Thursday, September 23, 2010

ACK!!!!

in t minus 48 hours, i will be running my first half marathon. i almost threw up a little in my mouth when i wrote that. what am i doing? seriously, i ask myself the same thing all the time. yes, i can back out at any time. but do i want to? do i seriously want to? no. i really do want to do a half marathon. jeez, i know it's gonna be hard. dang hard. but i've been training. my long runs were tough. but they're not supposed to be easy. not everyone is supposed to be able to run long distances. near the end of 9 miles, 10 miles... i felt my legs go numb. almost like i had jelly legs. surprisingly, now after being completely conditioned, there's no issue of breathing. M laughed at me the other day b/c i had told him my friend D and i were talking on a lot of the run. he said, "how can you run when you're talking?!" and i said, "easy!" and it's true. plus, when you've been running for an hour and a half, it gets kinda boring. especially when all you're doing on your route in going the same 4 mile perimeter a couple times. so we visit and chat once in a while. and i quite enjoy it. however, thinking about having to now run 13.1 miles... ay yi yi! that is a whole different ball game. thankfully my dear friend D is running with me, so at least i have some support. but, she ain't gonna carry me, my friends. i have to do the work myself. and that's what scares me so. i have to put one foot in front of the other and move. the distance is daunting. it's the unknown. how will i do? can i physically do it? can i psychologically do it? i guess that's part of the mystery and intrigue about running a race. i hope i can fair well... and well, if i don't, i hope i can at least finish. only God knows how i'll do... and it's comforting to know that He's right there beside me, another running partner. for this, my first half marathon... and more importantly, in life. so, as i sit here, thinking about all the carbs i need to inhale in the next 48 hours, the miles my little legs are going to be running, the music that's going to be pulsing through my ipod, i'm reminded that even though running is an individual sport, you don't ever have to be alone.

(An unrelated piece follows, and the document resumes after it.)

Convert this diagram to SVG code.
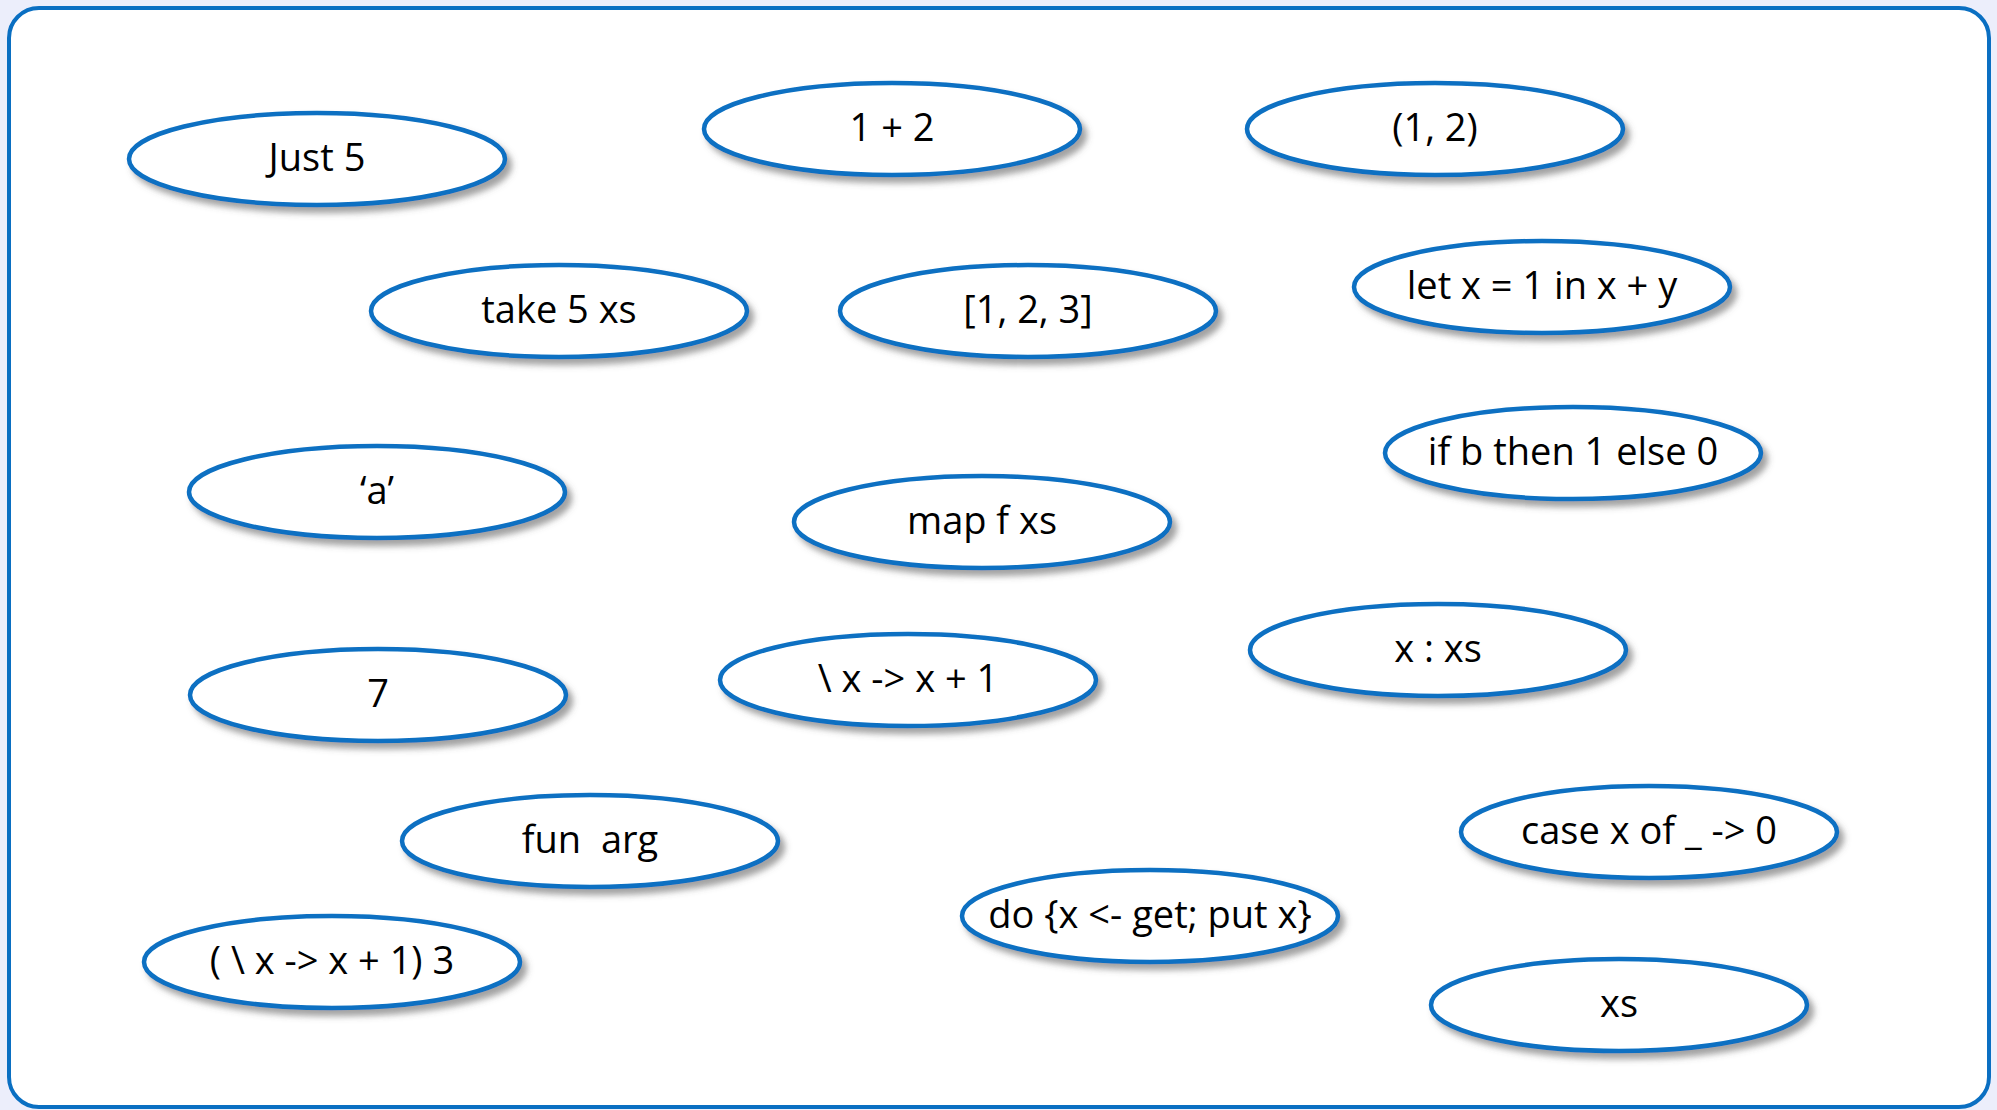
<svg xmlns="http://www.w3.org/2000/svg" width="1997" height="1110" viewBox="0 0 1997 1110">
<defs>
<filter id="sh" x="-10%" y="-20%" width="125%" height="150%">
<feDropShadow dx="5" dy="6" stdDeviation="3" flood-color="#555" flood-opacity="0.55"/>
</filter>
<style>
.n ellipse{fill:#fff;stroke:#0a6fc2;stroke-width:4.5;filter:url(#sh)}
.n text{font-family:"Open Sans","DejaVu Sans",sans-serif;font-size:38px;fill:#000;text-anchor:middle;dominant-baseline:central;white-space:pre}
</style>
</defs>
<rect x="0" y="0" width="1997" height="1110" fill="#eceefb"/>
<rect x="9" y="8" width="1980" height="1099" rx="30" ry="30" fill="#fff" stroke="#0a6fc2" stroke-width="4"/>
<g id="connectors"></g>
<g id="n1" class="n"><ellipse cx="317" cy="159" rx="188" ry="46"/><text x="317" y="156">Just 5</text></g>
<g id="n2" class="n"><ellipse cx="892" cy="129" rx="188" ry="46"/><text x="892" y="126">1 + 2</text></g>
<g id="n3" class="n"><ellipse cx="1435" cy="129" rx="188" ry="46"/><text x="1435" y="126">(1, 2)</text></g>
<g id="n4" class="n"><ellipse cx="559" cy="311" rx="188" ry="46"/><text x="559" y="308">take 5 xs</text></g>
<g id="n5" class="n"><ellipse cx="1028" cy="311" rx="188" ry="46"/><text x="1028" y="308">[1, 2, 3]</text></g>
<g id="n6" class="n"><ellipse cx="1542" cy="287" rx="188" ry="46"/><text x="1542" y="284">let x = 1 in x + y</text></g>
<g id="n7" class="n"><ellipse cx="377" cy="492" rx="188" ry="46"/><text x="377" y="489">‘a’</text></g>
<g id="n8" class="n"><ellipse cx="982" cy="522" rx="188" ry="46"/><text x="982" y="519">map f xs</text></g>
<g id="n9" class="n"><ellipse cx="1573" cy="453" rx="188" ry="46"/><text x="1573" y="450">if b then 1 else 0</text></g>
<g id="n10" class="n"><ellipse cx="378" cy="695" rx="188" ry="46"/><text x="378" y="692">7</text></g>
<g id="n11" class="n"><ellipse cx="908" cy="680" rx="188" ry="46"/><text x="908" y="677">\ x -&gt; x + 1</text></g>
<g id="n12" class="n"><ellipse cx="1438" cy="650" rx="188" ry="46"/><text x="1438" y="647">x : xs</text></g>
<g id="n13" class="n"><ellipse cx="590" cy="841" rx="188" ry="46"/><text x="590" y="838">fun  arg</text></g>
<g id="n14" class="n"><ellipse cx="1649" cy="832" rx="188" ry="46"/><text x="1649" y="829">case x of _ -&gt; 0</text></g>
<g id="n15" class="n"><ellipse cx="1150" cy="916" rx="188" ry="46"/><text x="1150" y="913">do {x &lt;- get; put x}</text></g>
<g id="n16" class="n"><ellipse cx="332" cy="962" rx="188" ry="46"/><text x="332" y="959">( \ x -&gt; x + 1) 3</text></g>
<g id="n17" class="n"><ellipse cx="1619" cy="1005" rx="188" ry="46"/><text x="1619" y="1002">xs</text></g>
</svg>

here's my little feet and little shoes that will (hopefully) push me to the finish line!!!!

my "in the flesh" running partner. this was before our 10 mile run on a cool morning.

Saturday, September 18, 2010

what the world needs more of...

more babies in tights...

more big, huge, fun, jumpy, thingys...

more hannah montana hair glitter...

more potato head families...

more babies drinking mexican beer...

that is all.

Thursday, September 16, 2010

letting go

this whole notion of letting go is tough. it's a tough thing for a parent to deal with. i've been a stay at home mom, for the most part, for over 6 years now. and yes, there are days that just seem to be running... running into the next and the next. the kids are crabby, not listening... what have you. but there are moments of beautiful too. and those moments fill me up. they allow this motor to keep runing. not without a lot of prayer too. and as i reflect on all those special memories that i've made with my children, especially K#1 as she's now started 1st grade, i realize that i need to keep getting on my knees. even more now. it is scary letting her go. she is now spending more time at school and with her friends, than she is with me at home. that breaks my heart and makes me nervous. will she still want to listen to me? want to come to me for advice? will she acknowledge the things that i want to teach her? will she still want to spend time with me? cuddle with me? come to me when she's hurt, either physically or emotionally? i pray that she does. there is a tiny part of me that is so worried that now i've lost her. but was she ever really "mine" to begin with? i think not. she is just lent to me from a Saviour that loves me more than i can ever love her. and i'm blessed enough that He found me adequate to care for her. relinquishing control is probably one of the hardest things about this whole situation. i just need to trust that the Lord is taking care of her when i'm not around, and even when i'm there full time. His hand is always on her. that does give me a nugget of peace. and i will hold steady to that truth because right now, that's all i have.